When Should I Start Saving for Retirement?

There’s no present like time.

I know, it’s backwards. But it makes a point. This reversal of the famous “no time like the present” is a reminder that time is precious—something you can’t get back once it’s spent. So, you have to make the most of time you have, whether you’re building friendships, making memories with family, pursuing your dreams, or working toward goals. And that’s especially true when it comes to saving for retirement.

The Time to Start Investing Is NOW


When it comes to building wealth, you need three things: money, time and compound interest. Now, you might think money is the most important factor—but it’s not. The most critical element of the investing formula is time. The more you have, the more compound interest can grow. That’s why you need to start investing now. Not when you have a better job. Not when you hit your 30s or 40s. Not when the market is better. NOW.

Don’t think time matters? Let’s look at the story of two friends, Scott and James. Both of them knew the importance of thinking about the future. When Scott got his first job at age 18, he began investing $2,500 a year. He continued until age 27, for a total of $22,500. James on the other hand invested $2,500 a year from age 27 to 65, for a total of $97,500. They each got a return rate of 10%. When they both retired at age 65, who do you think had more in his investment account—Scott with his total contribution of $22,500 or James with his contribution of $97,500?



James invested more, but Scott had more money in the end—over $425,000 more! How is that possible? Scott started earlier than James, which gave time and compound interest the opportunity to work their magic. The key is to start investing as soon as possible.

What Should I Do Before I Start Saving for Retirement?


Yes, I want you to start investing for retirement as soon as you can. But there are a few things that come first. If you don’t take care of these, you’re not making your money work for you.

  1. Get an emergency fund. Start with $1,000 in the bank. Then, once you’re debt-free (except the mortgage), save three to six months of expenses. When you have that in place, don’t touch it unless it’s an emergency—and a new wardrobe doesn’t count.
  2. Get rid of debt. Debt is retirement quicksand. You can’t charge forward with investing if your money is going toward debt payments. So, set your sights on saying goodbye to Sallie Mae and the Visa card before you start investing. Can you imagine how much you could be putting in retirement if you didn’t have monthly car payments? Wow!
  3. Get on a budget. Seriously, if you’re not doing a monthly budget, start now.
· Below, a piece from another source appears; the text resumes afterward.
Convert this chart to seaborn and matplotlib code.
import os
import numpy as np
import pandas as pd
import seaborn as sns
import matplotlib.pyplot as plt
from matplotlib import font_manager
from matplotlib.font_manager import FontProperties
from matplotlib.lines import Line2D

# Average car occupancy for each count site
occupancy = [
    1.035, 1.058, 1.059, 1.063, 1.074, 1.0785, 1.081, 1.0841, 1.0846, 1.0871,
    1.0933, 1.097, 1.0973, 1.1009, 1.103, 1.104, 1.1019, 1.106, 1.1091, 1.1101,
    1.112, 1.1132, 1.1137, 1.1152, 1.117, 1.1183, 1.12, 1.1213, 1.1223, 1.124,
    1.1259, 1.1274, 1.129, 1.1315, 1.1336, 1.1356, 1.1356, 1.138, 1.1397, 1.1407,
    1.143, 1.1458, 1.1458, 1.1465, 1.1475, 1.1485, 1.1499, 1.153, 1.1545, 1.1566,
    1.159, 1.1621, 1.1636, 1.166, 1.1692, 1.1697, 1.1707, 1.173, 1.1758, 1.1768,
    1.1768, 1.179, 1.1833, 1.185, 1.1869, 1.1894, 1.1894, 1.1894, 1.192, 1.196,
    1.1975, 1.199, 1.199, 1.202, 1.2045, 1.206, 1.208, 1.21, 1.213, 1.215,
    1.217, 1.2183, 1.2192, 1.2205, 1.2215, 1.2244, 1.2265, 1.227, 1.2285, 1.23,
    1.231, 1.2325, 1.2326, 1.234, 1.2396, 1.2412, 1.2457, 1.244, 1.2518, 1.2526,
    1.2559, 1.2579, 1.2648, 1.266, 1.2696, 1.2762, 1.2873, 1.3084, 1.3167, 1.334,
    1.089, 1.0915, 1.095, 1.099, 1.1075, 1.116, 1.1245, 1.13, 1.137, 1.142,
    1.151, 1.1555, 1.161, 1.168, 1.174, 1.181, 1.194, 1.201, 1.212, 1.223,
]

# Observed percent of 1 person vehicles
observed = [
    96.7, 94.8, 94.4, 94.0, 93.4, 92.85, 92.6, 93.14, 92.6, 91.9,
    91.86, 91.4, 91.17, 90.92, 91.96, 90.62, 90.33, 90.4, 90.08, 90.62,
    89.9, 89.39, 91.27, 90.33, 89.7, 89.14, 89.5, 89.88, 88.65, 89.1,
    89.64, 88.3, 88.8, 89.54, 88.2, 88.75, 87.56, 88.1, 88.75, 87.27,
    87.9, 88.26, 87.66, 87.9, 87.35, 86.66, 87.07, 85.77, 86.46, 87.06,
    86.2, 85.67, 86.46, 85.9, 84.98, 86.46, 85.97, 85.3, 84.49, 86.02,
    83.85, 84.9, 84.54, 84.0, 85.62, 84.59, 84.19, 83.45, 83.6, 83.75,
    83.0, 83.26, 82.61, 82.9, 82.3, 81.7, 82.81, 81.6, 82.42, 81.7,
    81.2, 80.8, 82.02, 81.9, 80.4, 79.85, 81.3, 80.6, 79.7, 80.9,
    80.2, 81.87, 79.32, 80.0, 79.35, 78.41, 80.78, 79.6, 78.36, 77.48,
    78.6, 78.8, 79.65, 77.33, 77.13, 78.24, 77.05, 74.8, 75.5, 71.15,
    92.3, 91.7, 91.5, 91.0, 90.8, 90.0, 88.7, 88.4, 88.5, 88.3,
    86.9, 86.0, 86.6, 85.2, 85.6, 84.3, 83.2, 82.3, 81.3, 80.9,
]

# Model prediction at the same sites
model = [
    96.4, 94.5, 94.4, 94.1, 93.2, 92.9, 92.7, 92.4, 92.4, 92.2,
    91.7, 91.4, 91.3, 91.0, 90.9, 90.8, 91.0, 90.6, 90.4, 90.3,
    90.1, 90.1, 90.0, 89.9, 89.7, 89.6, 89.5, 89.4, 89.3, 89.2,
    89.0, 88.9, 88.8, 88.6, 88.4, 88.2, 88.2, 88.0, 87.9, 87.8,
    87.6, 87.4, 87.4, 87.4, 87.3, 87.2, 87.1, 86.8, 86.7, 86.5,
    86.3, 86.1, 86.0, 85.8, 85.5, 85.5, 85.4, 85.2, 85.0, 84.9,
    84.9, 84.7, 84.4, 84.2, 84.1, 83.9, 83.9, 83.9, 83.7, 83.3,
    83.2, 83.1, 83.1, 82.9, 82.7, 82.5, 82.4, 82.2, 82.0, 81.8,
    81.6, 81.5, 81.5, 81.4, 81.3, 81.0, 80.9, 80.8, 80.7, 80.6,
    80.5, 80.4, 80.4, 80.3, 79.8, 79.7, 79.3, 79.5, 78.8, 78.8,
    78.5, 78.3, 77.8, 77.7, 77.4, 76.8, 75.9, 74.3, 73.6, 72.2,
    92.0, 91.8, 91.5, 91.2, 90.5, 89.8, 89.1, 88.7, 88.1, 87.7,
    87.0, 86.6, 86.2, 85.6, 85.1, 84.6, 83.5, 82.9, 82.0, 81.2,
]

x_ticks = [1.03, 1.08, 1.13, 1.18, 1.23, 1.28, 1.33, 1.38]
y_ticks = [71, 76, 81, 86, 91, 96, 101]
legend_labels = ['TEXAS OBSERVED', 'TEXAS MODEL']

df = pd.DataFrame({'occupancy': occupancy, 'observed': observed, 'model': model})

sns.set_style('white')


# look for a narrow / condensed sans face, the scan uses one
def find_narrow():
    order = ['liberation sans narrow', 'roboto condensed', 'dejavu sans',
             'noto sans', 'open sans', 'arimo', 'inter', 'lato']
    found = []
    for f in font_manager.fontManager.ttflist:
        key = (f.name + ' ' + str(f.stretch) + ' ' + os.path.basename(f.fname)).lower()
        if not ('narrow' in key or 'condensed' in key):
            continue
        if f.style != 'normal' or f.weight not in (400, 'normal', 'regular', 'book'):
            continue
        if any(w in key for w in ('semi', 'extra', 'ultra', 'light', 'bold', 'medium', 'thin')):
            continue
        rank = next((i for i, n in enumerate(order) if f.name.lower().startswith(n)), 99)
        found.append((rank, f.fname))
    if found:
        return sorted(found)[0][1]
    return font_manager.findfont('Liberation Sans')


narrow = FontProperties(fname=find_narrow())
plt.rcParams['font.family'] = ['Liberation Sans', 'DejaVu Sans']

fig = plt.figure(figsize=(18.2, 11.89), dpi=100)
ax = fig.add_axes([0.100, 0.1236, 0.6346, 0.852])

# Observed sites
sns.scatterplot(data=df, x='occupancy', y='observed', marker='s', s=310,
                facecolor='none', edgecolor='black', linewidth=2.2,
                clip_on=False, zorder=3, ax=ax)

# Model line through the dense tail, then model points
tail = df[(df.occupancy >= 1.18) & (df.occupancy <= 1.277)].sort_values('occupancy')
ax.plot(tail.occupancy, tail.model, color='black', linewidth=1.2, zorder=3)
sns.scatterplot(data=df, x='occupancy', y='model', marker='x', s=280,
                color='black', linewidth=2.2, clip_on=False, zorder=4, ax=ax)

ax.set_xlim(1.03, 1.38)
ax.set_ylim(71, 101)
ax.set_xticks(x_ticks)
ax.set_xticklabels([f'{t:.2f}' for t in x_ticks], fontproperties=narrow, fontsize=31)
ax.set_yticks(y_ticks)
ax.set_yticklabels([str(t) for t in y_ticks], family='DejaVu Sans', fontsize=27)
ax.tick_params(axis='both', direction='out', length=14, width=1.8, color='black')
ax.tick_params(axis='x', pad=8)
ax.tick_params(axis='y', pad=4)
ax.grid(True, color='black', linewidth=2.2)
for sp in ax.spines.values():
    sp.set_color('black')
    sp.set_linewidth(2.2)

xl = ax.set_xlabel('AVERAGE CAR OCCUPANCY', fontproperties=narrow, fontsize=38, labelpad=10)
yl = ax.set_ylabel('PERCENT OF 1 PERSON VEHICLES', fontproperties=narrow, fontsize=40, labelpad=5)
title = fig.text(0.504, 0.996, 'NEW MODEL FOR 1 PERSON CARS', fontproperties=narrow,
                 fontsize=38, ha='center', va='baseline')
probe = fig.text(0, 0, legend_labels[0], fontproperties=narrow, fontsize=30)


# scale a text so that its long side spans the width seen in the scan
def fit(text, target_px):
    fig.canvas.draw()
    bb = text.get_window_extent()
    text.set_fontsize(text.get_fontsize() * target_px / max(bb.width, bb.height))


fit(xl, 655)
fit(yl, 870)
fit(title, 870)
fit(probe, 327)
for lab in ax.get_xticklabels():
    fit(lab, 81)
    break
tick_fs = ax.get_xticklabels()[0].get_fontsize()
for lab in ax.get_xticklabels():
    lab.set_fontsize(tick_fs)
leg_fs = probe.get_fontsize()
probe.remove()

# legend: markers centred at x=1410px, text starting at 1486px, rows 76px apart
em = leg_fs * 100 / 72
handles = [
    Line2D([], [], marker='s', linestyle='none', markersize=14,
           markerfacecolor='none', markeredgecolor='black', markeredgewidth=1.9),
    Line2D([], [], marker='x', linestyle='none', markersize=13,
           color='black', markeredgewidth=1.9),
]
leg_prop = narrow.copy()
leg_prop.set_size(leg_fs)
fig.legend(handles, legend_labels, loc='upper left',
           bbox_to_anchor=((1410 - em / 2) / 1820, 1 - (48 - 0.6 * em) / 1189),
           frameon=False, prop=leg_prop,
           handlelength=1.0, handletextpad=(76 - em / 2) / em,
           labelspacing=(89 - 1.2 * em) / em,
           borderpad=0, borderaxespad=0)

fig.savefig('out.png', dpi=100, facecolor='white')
Do not pass go, do not collect $200. Without a budget, you’ll spend your money on your wants instead of your needs. A budget gives you guardrails for where your money should go.
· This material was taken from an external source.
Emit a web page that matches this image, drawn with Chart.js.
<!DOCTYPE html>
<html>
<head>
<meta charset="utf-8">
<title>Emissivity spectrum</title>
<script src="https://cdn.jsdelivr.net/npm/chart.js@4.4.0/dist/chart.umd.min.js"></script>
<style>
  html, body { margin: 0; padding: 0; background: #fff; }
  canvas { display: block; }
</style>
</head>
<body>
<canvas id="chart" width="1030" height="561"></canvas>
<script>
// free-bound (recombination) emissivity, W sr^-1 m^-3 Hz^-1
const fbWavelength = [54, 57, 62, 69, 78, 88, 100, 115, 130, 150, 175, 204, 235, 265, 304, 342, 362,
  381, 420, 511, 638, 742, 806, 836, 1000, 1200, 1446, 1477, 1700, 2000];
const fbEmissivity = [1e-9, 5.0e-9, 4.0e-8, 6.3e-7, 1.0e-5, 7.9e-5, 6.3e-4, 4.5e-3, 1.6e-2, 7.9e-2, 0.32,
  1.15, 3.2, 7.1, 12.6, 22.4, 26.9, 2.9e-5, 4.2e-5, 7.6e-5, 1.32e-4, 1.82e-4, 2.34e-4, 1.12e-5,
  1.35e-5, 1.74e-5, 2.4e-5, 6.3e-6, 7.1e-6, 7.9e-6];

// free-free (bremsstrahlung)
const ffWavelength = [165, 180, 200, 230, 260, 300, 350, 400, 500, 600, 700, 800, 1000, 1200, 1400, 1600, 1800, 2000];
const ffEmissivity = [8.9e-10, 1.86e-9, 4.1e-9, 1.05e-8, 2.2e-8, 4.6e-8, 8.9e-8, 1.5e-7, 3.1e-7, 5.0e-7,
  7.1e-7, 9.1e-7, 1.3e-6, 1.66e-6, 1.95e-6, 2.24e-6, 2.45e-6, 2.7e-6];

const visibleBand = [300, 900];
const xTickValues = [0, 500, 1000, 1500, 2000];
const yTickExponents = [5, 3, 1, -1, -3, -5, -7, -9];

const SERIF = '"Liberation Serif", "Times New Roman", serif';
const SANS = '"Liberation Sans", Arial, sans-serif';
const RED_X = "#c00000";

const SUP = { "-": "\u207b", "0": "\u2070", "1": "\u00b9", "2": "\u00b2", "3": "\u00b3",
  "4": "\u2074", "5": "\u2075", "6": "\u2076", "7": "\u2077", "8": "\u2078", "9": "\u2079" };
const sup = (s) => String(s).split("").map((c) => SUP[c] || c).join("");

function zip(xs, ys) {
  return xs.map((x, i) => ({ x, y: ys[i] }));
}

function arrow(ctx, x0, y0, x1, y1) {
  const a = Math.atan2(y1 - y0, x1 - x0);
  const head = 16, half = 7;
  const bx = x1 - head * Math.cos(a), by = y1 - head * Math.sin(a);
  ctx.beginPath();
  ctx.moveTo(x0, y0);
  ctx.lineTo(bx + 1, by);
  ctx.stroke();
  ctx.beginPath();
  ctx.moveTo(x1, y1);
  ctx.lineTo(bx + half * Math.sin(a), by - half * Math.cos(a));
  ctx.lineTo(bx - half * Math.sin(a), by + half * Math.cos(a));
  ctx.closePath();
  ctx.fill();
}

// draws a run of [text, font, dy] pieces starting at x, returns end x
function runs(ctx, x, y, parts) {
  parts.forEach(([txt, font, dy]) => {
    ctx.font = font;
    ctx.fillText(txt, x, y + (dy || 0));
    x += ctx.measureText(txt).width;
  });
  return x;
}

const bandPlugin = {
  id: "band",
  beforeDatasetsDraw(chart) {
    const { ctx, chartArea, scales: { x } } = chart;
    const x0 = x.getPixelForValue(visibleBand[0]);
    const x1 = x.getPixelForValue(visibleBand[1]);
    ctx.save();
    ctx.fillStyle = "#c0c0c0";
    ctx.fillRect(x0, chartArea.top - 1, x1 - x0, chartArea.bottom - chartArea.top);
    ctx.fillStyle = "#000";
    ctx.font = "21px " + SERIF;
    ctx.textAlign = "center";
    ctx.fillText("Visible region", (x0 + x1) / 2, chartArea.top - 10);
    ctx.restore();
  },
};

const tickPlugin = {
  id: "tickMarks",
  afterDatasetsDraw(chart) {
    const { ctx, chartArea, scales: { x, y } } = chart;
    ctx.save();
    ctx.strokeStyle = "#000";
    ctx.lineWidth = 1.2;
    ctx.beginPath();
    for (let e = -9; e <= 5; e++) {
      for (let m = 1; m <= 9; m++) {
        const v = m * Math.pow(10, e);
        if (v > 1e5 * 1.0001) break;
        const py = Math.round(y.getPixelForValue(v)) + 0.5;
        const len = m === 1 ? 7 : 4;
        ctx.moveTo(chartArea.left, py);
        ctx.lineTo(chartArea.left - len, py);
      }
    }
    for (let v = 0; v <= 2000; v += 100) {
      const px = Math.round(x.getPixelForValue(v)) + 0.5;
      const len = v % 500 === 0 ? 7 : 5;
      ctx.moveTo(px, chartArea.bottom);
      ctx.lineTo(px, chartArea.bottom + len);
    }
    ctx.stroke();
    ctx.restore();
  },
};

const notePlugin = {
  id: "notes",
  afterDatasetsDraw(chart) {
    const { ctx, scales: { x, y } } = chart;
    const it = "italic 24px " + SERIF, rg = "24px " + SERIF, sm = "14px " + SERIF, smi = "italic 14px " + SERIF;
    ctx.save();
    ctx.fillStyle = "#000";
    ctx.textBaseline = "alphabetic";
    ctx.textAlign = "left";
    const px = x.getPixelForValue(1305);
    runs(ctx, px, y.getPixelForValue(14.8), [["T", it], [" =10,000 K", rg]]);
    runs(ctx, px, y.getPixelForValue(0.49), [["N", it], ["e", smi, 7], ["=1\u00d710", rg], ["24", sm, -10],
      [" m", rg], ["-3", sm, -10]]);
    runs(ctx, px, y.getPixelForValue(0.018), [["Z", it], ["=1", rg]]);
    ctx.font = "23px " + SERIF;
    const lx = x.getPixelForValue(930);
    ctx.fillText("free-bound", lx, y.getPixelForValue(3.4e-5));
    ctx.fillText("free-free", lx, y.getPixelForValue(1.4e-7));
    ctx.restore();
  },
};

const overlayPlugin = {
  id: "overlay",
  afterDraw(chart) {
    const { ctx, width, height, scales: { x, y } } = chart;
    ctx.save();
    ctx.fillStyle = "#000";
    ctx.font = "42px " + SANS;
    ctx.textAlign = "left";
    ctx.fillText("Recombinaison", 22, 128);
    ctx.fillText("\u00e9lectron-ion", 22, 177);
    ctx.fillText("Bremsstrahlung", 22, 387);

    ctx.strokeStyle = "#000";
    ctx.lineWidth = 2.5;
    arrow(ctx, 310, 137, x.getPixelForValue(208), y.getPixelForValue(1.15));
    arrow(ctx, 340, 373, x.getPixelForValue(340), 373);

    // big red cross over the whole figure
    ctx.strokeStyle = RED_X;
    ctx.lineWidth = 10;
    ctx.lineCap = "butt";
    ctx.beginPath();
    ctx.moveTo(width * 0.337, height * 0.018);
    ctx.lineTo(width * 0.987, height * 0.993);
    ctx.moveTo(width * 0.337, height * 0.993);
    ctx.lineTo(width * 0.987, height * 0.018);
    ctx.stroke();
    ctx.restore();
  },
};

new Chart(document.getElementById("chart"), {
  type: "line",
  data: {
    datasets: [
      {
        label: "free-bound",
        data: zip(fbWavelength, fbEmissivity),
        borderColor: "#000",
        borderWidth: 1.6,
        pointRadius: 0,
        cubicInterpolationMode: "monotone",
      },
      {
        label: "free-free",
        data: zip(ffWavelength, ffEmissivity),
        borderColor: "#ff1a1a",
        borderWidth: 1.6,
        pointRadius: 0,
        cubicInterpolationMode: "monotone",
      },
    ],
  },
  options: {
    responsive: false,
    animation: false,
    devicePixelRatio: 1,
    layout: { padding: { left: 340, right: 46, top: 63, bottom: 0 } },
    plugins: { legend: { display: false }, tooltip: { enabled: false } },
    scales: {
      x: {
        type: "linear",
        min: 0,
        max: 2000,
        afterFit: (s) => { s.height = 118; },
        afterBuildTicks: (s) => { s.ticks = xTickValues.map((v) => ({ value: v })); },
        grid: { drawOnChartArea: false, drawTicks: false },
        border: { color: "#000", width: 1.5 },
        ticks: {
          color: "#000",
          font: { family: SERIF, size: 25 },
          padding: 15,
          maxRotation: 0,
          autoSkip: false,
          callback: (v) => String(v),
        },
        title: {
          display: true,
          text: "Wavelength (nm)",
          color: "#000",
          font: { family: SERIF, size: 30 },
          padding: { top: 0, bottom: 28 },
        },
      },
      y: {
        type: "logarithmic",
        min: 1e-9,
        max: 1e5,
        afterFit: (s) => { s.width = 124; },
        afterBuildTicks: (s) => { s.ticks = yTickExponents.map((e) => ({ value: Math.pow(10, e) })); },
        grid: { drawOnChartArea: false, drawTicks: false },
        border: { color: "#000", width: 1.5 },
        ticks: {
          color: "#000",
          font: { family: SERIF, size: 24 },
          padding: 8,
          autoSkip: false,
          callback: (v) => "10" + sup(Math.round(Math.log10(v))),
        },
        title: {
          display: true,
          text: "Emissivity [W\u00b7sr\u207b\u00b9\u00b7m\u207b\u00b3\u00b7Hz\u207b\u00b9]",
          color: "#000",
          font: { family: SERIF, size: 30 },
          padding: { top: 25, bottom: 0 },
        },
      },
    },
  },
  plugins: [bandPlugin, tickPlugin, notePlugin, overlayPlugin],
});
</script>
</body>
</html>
Once you’ve tackled these three tasks, you’re ready to start investing. Congratulations! You’re already ahead of a majority of Americans who have little or no savings.(1) Now it’s time to build wealth for the future!

How Do I Get Started Investing for Retirement?


Listen up: You need to invest 15% of your monthly income. That amount still leaves room in your budget to save for the kids’ college fund and pay off the mortgage. If you can’t invest 15%, put away as much as you can and work toward increasing the percentage as your income grows.

To open a retirement fund, first check with the HR department at your workplace to see if your company offers a 401(k) program for employees—and if they’ll match a percentage of your contributions. If you have that option, take it! Contribute up to the company match. Otherwise you’re leaving free money on the table. Then, put the rest in a Roth IRA, up to $5,500 a year (or $6,500 if you’re 50 or older).

To open a Roth IRA or another investing option, talk with a financial advisor. These folks know the financial world inside and out and can help you reach your financial goals. Work with someone who will answer your questions, explain your choices, and allow you to make the decisions about your retirement fund. If you don’t have an advisor yet, check out a SmartVestor Pro.

There’s no time like the present. And there’s no present like time—so get to work!